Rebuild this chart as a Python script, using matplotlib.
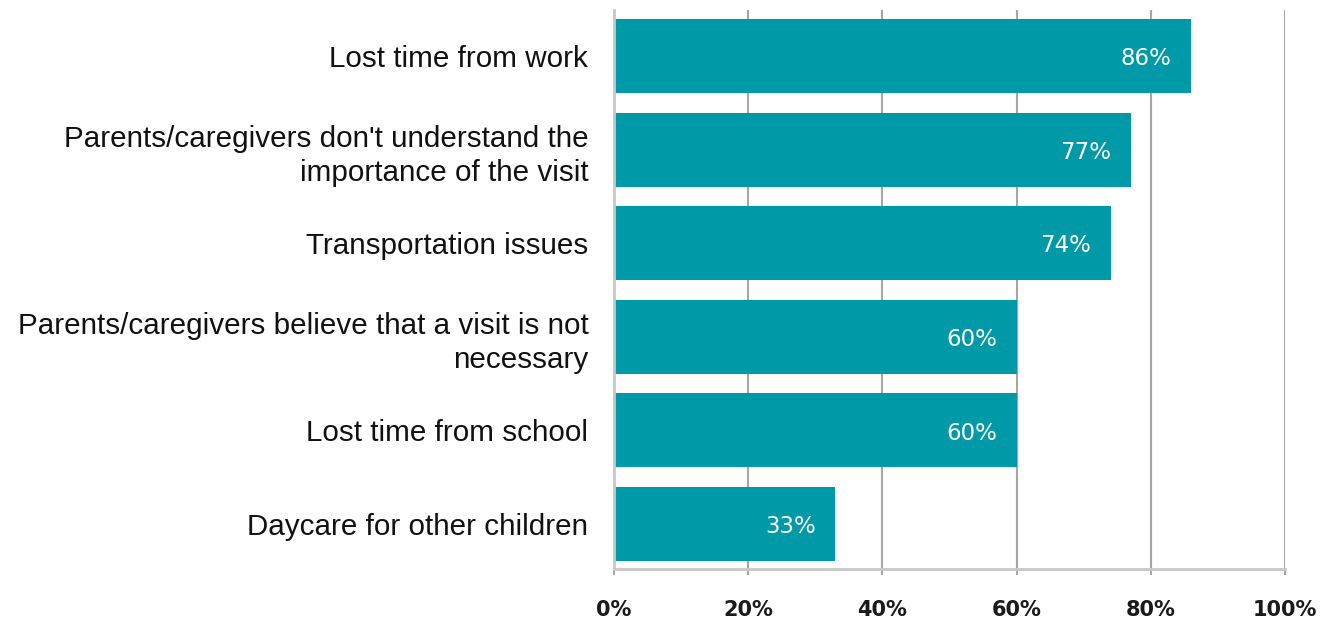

■ ■ ■ ■

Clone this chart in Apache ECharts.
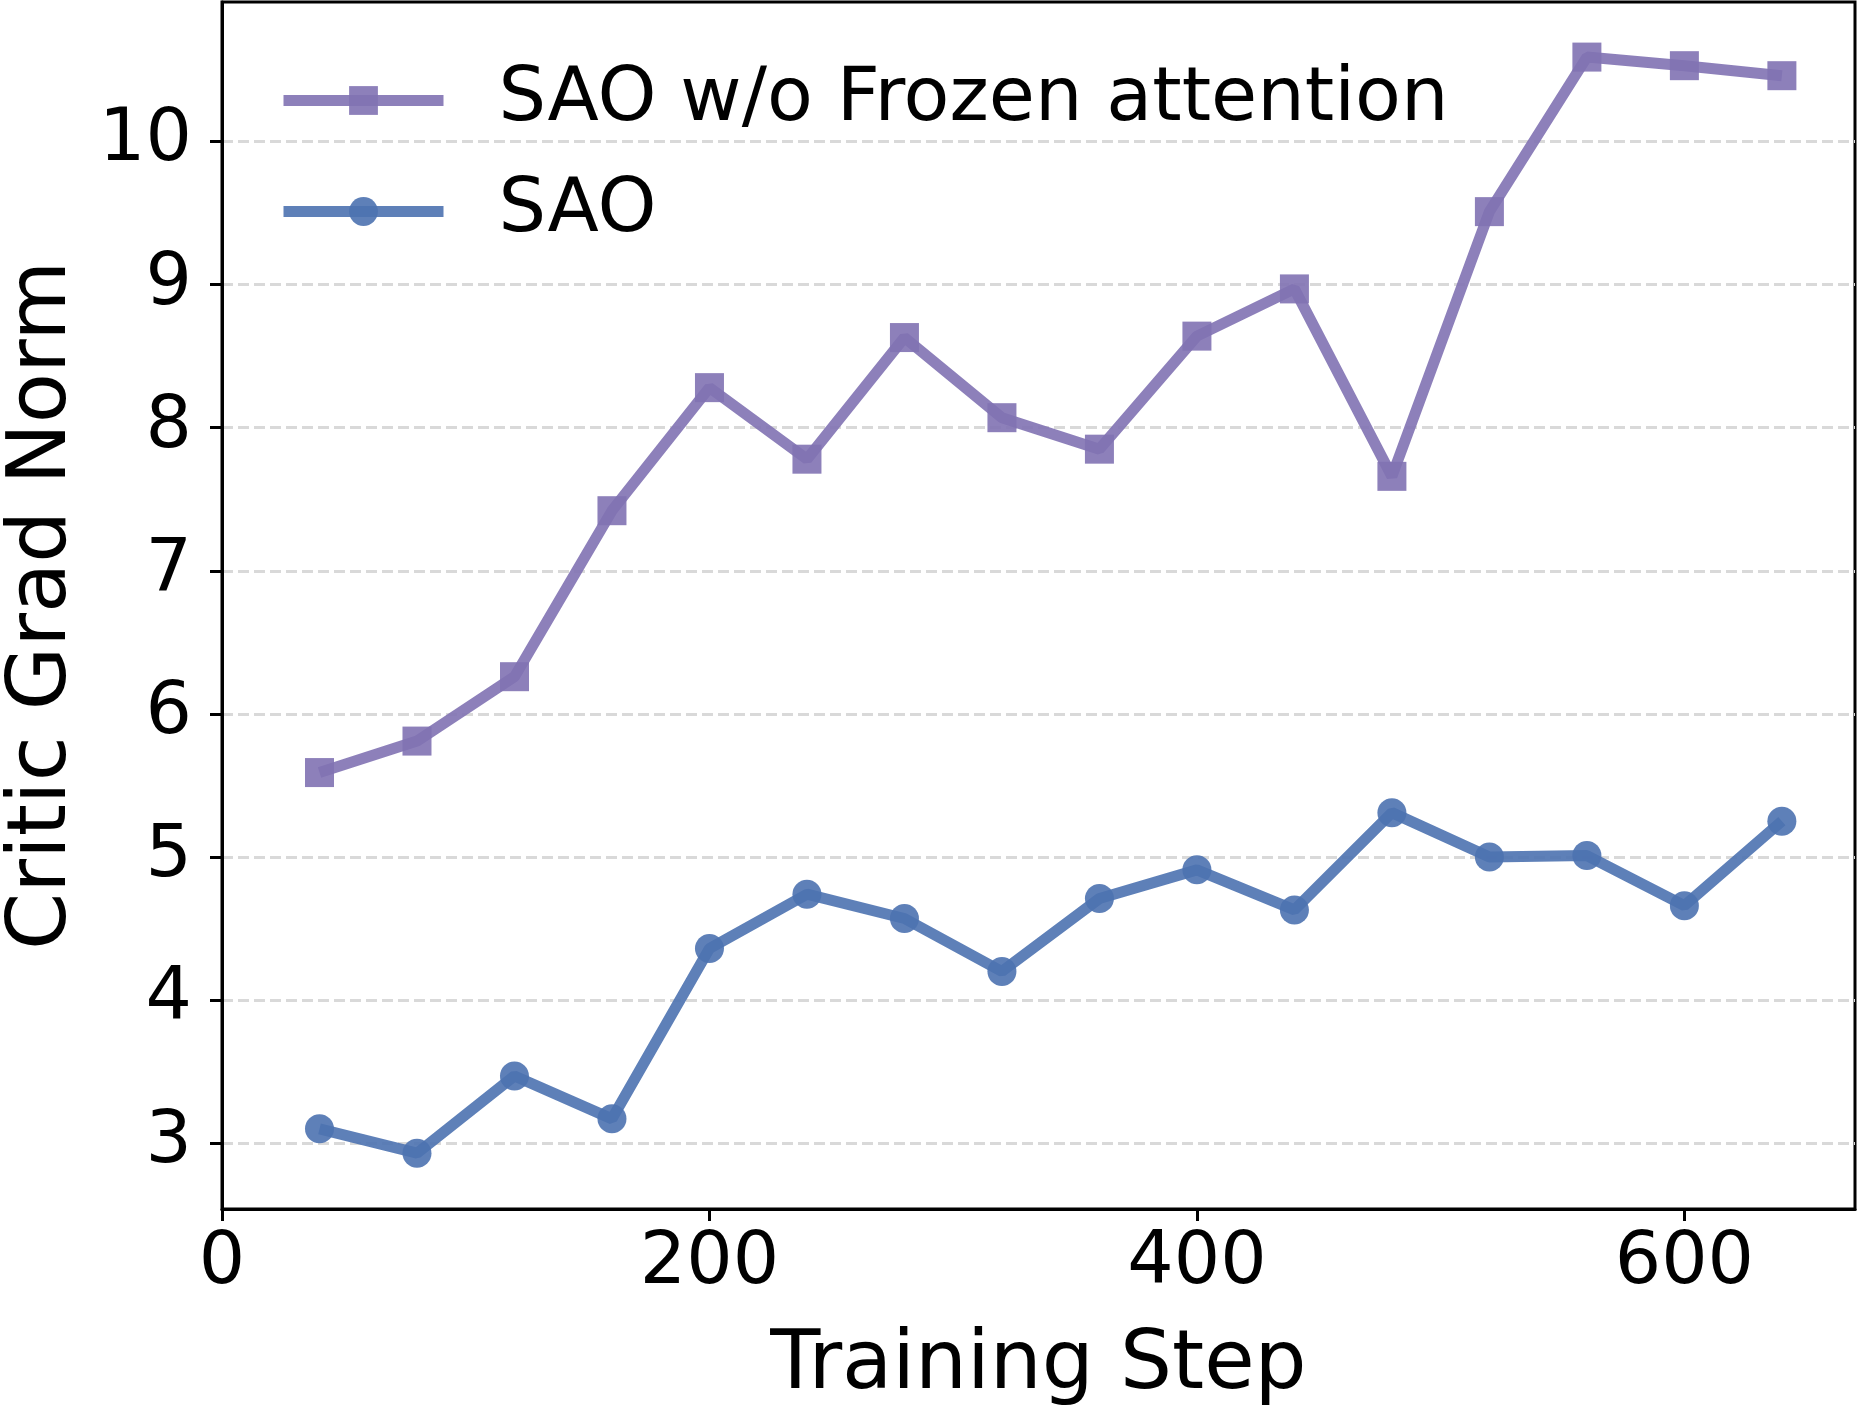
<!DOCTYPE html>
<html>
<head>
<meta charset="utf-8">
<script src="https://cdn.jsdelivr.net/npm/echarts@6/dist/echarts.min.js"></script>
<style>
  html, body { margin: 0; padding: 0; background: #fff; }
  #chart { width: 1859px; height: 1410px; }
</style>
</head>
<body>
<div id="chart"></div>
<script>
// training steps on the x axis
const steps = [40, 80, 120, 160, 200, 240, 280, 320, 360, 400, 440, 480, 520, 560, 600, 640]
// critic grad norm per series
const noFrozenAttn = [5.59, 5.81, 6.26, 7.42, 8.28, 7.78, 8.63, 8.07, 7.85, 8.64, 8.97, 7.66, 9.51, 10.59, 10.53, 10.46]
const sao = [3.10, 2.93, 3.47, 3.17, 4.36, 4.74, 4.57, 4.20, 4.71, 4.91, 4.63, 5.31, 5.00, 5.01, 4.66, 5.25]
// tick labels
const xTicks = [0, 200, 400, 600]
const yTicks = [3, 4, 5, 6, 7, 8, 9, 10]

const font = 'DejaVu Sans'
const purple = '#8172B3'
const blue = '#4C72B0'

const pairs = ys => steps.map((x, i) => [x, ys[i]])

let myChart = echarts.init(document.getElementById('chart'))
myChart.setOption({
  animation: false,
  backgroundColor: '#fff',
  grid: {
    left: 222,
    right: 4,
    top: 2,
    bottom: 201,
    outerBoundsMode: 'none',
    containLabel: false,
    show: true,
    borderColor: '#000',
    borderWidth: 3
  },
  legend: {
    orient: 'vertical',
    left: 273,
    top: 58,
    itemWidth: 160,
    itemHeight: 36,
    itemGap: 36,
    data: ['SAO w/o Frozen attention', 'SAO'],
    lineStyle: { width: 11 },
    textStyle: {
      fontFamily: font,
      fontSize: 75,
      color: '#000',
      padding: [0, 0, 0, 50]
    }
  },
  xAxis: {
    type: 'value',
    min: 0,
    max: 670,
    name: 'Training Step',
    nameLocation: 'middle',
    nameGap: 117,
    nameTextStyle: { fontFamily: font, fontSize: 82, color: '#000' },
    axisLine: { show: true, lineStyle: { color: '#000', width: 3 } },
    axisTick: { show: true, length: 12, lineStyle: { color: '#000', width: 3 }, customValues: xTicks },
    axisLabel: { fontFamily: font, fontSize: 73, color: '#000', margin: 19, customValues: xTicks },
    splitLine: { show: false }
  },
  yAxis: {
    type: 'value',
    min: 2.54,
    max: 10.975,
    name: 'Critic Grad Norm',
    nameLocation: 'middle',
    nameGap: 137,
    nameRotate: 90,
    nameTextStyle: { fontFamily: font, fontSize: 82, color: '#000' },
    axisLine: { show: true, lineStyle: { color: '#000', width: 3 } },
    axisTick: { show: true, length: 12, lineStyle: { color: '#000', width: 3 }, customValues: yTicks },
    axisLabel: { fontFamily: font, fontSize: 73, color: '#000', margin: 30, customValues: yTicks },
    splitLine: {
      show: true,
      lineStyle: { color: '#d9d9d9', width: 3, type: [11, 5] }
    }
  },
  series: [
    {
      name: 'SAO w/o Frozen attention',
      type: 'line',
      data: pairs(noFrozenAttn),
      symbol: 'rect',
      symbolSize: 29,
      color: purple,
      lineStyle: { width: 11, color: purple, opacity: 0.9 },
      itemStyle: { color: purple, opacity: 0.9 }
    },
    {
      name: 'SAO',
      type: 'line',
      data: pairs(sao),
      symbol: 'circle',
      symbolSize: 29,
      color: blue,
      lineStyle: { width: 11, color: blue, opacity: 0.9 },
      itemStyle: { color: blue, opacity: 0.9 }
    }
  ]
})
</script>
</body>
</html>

■ ■ ■ ■

**Instruction**
What is the number of lines containing "script"? Give that number only.

**Expected output**
4